Em sua origem, o homo sapiens subsistia da coleta e da caça. Cada bando humano precisava de uma área extensa para sobreviver, pois a maioria das folhas não nos era comestível e os animais nos escapavam ― porque nosso estômago não digere celulose e, como predadores, somos lentos e fracos.
Quando a comida local escasseava, a tribo precisava invadir áreas vizinhas que, eventualmente, pertenciam ao domínio de outro bando. Guerreavam. Embora somente os guerreiros lutassem, o restante da comunidade ficava na maior torcida porque o resultado afetava todos. Guerreiros e torcida vencedores gozariam a fartura do território aumentado e a tribo derrotada seria exterminada ou escravizada, inclusive aqueles que não participavam diretamente da luta, como velhos, mulheres e crianças.
É esse instinto primitivo que governa a paixão do torcedor por um clube de futebol, paixão que pode levá-lo ao desatino e a violência, embora, hoje, sua sobrevivência já não seja mais ameaçada pela sorte do time que o representa.
Assim como não é permitido ao animal mudar de bando, nem ao selvagem mudar de tribo a seu bel prazer, é vergonhoso mudar de time. O torcedor faz a escolha na juventude e permanece fiel por toda vida. Depois, se o clube for pessimamente administrado, se jogar mal e perder mais do que ganhar, a paixão se encarregará de fazê-lo ver qualidade onde abundam os defeitos. E, quando a coisa for muito mal, atribuir a culpa aos outros, ao árbitro, por exemplo.
No pais do futebol, essa paixão chegou à política. O PT cresceu seduzindo a juventude pregando um socialismo ideal que, com vontade política e honestidade, daria igualdade material e poder aos excluídos. Décadas fora do governo, sem que seu discurso pudesse ser confrontado pela realidade, deram ao partido uma das maiores torcidas do Brasil, talvez até mais numerosa e apaixonada que a do Flamengo.

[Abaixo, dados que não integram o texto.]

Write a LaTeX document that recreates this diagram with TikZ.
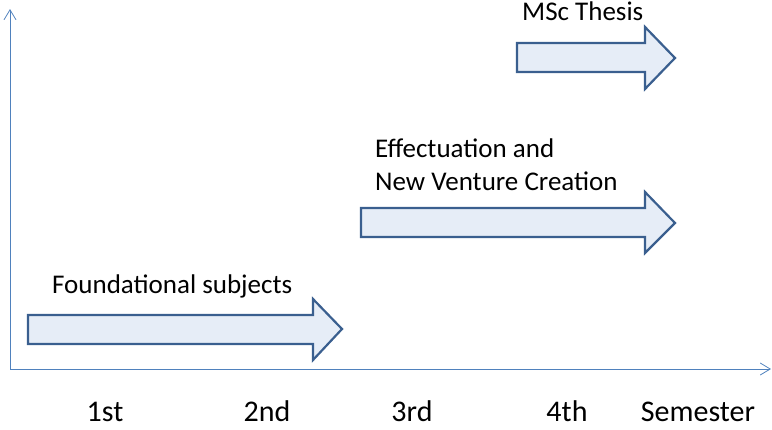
\documentclass[tikz,border=0pt]{standalone}
\usepackage{fontspec}
\setmainfont{Carlito}
\usetikzlibrary{arrows.meta, positioning}
\definecolor{caxis}{HTML}{4F81BD}
\definecolor{cfill}{HTML}{E6EDF7}
\definecolor{cline}{HTML}{3A5F8F}

\begin{document}
\begin{tikzpicture}[
  x=1pt, y=-1pt,
  font=\fontsize{27}{33}\selectfont,
  axis/.style={draw=caxis, line width=0.8pt, -{Straight Barb[length=10pt, width=12pt, line width=0.8pt]}},
  bararrow/.style={draw=cline, line width=2.2pt, fill=cfill, line join=miter},
  lbl/.style={inner sep=0pt, anchor=base west, align=left},
  sem/.style={inner sep=0pt, anchor=base, font=\fontsize{30}{36}\selectfont},
  ]
\useasboundingbox (0,0) rectangle (772,429);
% axes
\coordinate (origin) at (10,369);
\coordinate (ytop) at (10,9);
\coordinate (xend) at (771,369);
\draw[axis] (origin) -- (ytop);
\draw[axis] (origin) -- (xend);
% course blocks
\draw[bararrow] (28,315) -- (313,315) -- (313,299) -- (342,329) -- (313,360)
  -- (313,344) -- (28,344) -- cycle;
\draw[bararrow] (361,208) -- (645,208) -- (645,192) -- (675,223) -- (645,253)
  -- (645,237) -- (361,237) -- cycle;
\draw[bararrow] (517,43) -- (645,43) -- (645,27) -- (675,58) -- (645,89)
  -- (645,72) -- (517,72) -- cycle;
% labels
\node[lbl] (found) at (52,293) {Foundational subjects};
\node[lbl] (effect) at (375,157) {Effectuation and};
\node[lbl] (venture) at (375,190) {New Venture Creation};
\node[lbl] (thesis) at (522,20) {MSc Thesis};
% semesters
\node[sem] (s1) at (105,421) {1st};
\node[sem] (s2) at (267,421) {2nd};
\node[sem] (s3) at (412,421) {3rd};
\node[sem] (s4) at (567,421) {4th};
\node[sem] (s5) at (698,421) {Semester};
\end{tikzpicture}
\end{document}
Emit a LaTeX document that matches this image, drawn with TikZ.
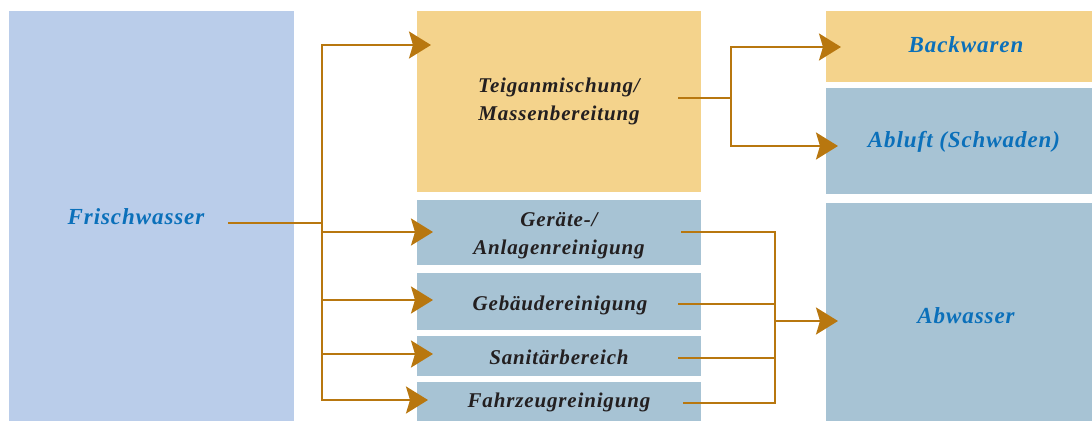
\documentclass[tikz,border=0pt]{standalone}
\usepackage{fontspec}
\setmainfont{Liberation Serif}
\newfontfamily\labfont[LetterSpace=4]{Liberation Serif}
\usetikzlibrary{arrows.meta}
\definecolor{freshc}{HTML}{BACDEA}
\definecolor{tanc}{HTML}{F4D38C}
\definecolor{greyc}{HTML}{A7C3D4}
\definecolor{arrc}{HTML}{B8770F}
\definecolor{bluetxt}{HTML}{0B70BA}
\definecolor{darktxt}{HTML}{231F20}
\begin{document}
\begin{tikzpicture}[x=1pt,y=-1pt,
  box/.style={fill=#1, draw=none, inner sep=0pt, outer sep=0pt, anchor=north west},
  lbl/.style={inner sep=0pt, anchor=base, align=center},
  bluelbl/.style={lbl, text=bluetxt, font=\labfont\bfseries\itshape\fontsize{23}{28}\selectfont},
  darklbl/.style={lbl, text=darktxt, font=\labfont\bfseries\itshape\fontsize{21}{28}\selectfont},
  conn/.style={draw=arrc, line width=2.5pt},
  arrconn/.style={conn, -{Stealth[length=22pt,width=27pt,inset=4pt]}}
]
\useasboundingbox (0,0) rectangle (1092,421);
% boxes
\node[box=freshc, minimum width=285, minimum height=410] (fw) at (9,11) {};
\node[box=tanc,  minimum width=284, minimum height=181] (teig) at (417,11) {};
\node[box=greyc, minimum width=284, minimum height=65] (geraete) at (417,200) {};
\node[box=greyc, minimum width=284, minimum height=57] (gebaeude) at (417,273) {};
\node[box=greyc, minimum width=284, minimum height=40] (sanitaer) at (417,336) {};
\node[box=greyc, minimum width=284, minimum height=39] (fahrzeug) at (417,382) {};
\node[box=tanc,  minimum width=266, minimum height=71] (backwaren) at (826,11) {};
\node[box=greyc, minimum width=266, minimum height=106] (abluft) at (826,88) {};
\node[box=greyc, minimum width=266, minimum height=218] (abwasser) at (826,203) {};
% labels (multi-line nodes: base = last line)
\node[bluelbl] (tfw) at (136,224) {Frischwasser};
\node[darklbl] (tteig) at (559,120) {Teiganmischung/\\Massenbereitung};
\node[darklbl] (tgeraete) at (559,254) {Geräte-/\\Anlagenreinigung};
\node[darklbl] (tgebaeude) at (560,310) {Gebäudereinigung};
\node[darklbl] (tsanitaer) at (559,364) {Sanitärbereich};
\node[darklbl] (tfahrzeug) at (559,407) {Fahrzeugreinigung};
\node[bluelbl] (tbackwaren) at (966,52) {Backwaren};
\node[bluelbl] (tabluft) at (964,147) {Abluft (Schwaden)};
\node[bluelbl] (tabwasser) at (966,323) {Abwasser};
% connector points
\coordinate (f0) at (228,223);
\coordinate (fj) at (322,223);
\coordinate (ta) at (431,45);
\coordinate (tb) at (433,232);
\coordinate (tc) at (433,300);
\coordinate (td) at (433,354);
\coordinate (te) at (428,400);
\coordinate (t0) at (678,98);
\coordinate (tj) at (731,98);
\coordinate (bw) at (841,47);
\coordinate (ab) at (838,146);
\coordinate (g1) at (681,232);
\coordinate (g2) at (678,304);
\coordinate (g3) at (678,358);
\coordinate (g4) at (683,403);
\coordinate (wj) at (775,321);
\coordinate (aw) at (838,321);
% connectors
\draw[conn] (f0) -- (fj);
\draw[arrconn] (fj) |- (ta);
\draw[arrconn] (fj) |- (tb);
\draw[arrconn] (fj) |- (tc);
\draw[arrconn] (fj) |- (td);
\draw[arrconn] (fj) |- (te);
\draw[conn] (t0) -- (tj);
\draw[arrconn] (tj) |- (bw);
\draw[arrconn] (tj) |- (ab);
\draw[conn] (g1) -| (wj);
\draw[conn] (g2) -| (wj);
\draw[conn] (g3) -| (wj);
\draw[conn] (g4) -| (wj);
\draw[arrconn] (wj) -- (aw);
\end{tikzpicture}
\end{document}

Todo partido tem seus simpatizantes, mas apenas o PT conseguiu angariar uma massa significativa de torcedores. Tenho amigos que são PT “doentes”. O amor deles pelo partido não diminue com o insucesso de políticas públicas, nem quando surgem suspeitas de corrupção e enriquecimento ilícito de dirigentes e familiares. É paixão típica de torcedor.
Estou convicto de que, se o campeão brasileiro de futebol fosse escolhido democraticamente, em turno único, o Flamengo seria campeão todos os anos. E, se esta análise estiver correta, faça bom ou mal governo, é provável ― não é "certo" porque as eleições majoritárias são em dois turnos ― que o PT permaneça muito tempo no poder.